• [Description of the task]
Pull out every line below that contains the word "this".

• [Provided records]

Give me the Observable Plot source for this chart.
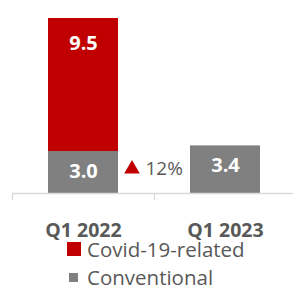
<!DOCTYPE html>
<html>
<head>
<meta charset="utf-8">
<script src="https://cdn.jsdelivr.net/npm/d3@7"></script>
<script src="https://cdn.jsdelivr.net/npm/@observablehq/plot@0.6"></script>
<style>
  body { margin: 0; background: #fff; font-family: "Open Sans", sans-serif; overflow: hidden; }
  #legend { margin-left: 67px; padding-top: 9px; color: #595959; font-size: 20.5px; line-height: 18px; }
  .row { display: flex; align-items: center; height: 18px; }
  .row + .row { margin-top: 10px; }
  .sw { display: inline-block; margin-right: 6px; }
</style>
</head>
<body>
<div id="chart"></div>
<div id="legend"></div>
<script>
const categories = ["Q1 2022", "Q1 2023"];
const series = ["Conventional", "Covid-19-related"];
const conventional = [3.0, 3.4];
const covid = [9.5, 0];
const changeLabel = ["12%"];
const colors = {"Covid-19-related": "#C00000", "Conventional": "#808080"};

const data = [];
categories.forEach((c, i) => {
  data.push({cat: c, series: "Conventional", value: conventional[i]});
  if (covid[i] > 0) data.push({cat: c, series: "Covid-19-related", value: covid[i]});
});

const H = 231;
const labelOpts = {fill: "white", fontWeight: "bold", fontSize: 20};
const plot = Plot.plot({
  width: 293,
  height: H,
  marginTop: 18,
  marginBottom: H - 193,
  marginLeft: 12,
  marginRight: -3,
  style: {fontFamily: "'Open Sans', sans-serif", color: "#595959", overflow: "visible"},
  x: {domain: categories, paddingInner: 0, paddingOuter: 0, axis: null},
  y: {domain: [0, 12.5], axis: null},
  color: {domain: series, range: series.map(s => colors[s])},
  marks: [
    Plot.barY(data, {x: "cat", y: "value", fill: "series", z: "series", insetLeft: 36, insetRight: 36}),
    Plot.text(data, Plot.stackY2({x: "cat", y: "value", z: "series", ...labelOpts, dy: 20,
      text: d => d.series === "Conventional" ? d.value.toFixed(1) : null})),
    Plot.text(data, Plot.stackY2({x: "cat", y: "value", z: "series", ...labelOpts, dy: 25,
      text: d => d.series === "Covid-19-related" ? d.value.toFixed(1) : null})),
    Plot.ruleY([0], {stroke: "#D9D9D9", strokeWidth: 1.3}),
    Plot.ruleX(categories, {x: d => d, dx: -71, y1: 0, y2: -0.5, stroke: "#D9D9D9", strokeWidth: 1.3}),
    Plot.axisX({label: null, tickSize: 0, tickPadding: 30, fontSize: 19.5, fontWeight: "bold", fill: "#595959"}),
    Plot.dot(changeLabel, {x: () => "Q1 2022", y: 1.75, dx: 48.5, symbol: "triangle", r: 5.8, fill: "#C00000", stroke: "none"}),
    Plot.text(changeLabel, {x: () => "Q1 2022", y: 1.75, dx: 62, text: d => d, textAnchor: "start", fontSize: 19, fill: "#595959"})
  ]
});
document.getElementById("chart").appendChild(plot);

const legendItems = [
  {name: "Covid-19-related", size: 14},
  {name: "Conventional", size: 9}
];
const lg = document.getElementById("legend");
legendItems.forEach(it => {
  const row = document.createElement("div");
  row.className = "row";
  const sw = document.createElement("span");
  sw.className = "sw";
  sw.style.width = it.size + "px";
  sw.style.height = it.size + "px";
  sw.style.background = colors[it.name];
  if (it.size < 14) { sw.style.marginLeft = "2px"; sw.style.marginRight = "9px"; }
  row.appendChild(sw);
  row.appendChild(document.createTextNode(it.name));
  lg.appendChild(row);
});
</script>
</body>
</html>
---
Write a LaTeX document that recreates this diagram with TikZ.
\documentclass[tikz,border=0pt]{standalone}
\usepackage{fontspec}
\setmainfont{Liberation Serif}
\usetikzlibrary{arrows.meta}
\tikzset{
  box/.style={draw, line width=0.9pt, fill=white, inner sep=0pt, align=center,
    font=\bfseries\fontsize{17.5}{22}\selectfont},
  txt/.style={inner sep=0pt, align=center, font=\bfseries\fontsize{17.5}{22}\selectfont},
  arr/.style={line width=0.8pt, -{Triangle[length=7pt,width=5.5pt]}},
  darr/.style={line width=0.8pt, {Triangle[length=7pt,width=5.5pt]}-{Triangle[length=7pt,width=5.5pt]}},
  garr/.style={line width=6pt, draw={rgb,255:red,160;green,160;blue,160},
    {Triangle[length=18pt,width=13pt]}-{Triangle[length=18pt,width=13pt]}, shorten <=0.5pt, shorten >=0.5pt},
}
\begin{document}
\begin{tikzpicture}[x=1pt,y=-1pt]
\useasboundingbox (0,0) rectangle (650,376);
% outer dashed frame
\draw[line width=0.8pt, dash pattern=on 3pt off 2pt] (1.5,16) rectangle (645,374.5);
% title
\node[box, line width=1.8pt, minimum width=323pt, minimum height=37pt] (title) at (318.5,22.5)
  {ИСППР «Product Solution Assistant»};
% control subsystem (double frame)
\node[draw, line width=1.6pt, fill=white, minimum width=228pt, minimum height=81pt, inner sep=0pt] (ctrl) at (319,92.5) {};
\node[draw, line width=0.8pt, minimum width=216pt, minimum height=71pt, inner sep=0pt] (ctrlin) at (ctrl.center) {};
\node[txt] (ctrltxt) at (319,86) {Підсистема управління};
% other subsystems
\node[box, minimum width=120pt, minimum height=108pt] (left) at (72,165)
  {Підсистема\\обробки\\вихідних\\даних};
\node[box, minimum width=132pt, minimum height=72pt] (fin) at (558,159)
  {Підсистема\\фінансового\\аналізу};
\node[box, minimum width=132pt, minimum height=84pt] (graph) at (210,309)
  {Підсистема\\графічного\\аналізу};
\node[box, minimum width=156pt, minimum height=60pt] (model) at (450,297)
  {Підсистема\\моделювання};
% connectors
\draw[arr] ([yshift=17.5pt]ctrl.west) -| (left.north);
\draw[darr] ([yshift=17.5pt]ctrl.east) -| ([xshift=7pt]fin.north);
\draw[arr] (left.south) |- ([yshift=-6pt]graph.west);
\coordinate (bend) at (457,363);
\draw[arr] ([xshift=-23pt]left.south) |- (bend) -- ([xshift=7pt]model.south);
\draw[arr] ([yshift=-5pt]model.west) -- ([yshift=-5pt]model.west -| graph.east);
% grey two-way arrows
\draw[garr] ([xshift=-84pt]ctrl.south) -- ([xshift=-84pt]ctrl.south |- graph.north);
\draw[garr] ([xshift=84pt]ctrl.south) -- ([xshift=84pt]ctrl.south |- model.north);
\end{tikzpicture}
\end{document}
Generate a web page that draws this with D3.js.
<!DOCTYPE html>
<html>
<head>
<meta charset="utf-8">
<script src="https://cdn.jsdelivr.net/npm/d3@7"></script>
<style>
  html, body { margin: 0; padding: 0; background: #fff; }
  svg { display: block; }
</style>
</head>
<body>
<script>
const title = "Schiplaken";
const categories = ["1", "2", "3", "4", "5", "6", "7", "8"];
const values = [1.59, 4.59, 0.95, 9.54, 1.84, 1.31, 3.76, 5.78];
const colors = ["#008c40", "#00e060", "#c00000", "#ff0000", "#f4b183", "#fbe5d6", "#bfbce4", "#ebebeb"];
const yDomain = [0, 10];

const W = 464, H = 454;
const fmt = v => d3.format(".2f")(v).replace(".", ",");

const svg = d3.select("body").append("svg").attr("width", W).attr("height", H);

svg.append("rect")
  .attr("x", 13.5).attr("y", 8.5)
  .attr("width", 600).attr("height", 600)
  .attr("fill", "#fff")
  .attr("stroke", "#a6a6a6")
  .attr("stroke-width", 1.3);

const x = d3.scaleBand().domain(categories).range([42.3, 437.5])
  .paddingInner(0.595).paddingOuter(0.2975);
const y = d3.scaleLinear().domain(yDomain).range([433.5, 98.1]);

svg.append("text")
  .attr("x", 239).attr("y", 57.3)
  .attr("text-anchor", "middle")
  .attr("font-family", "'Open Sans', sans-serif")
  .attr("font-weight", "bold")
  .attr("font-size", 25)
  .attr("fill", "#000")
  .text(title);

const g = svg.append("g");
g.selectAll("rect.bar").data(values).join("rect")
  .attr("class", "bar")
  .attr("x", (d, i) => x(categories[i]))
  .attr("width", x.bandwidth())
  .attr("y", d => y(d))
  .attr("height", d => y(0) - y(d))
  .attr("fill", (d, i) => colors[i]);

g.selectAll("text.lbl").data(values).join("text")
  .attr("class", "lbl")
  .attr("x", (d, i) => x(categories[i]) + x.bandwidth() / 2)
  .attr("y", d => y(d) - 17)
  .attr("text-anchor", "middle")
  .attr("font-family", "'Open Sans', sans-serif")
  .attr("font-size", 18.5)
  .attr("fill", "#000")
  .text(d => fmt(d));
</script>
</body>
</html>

• [Answer to the problem]
Give me the Observable Plot source for this chart.
Write a LaTeX document that recreates this diagram with TikZ.
Generate a web page that draws this with D3.js.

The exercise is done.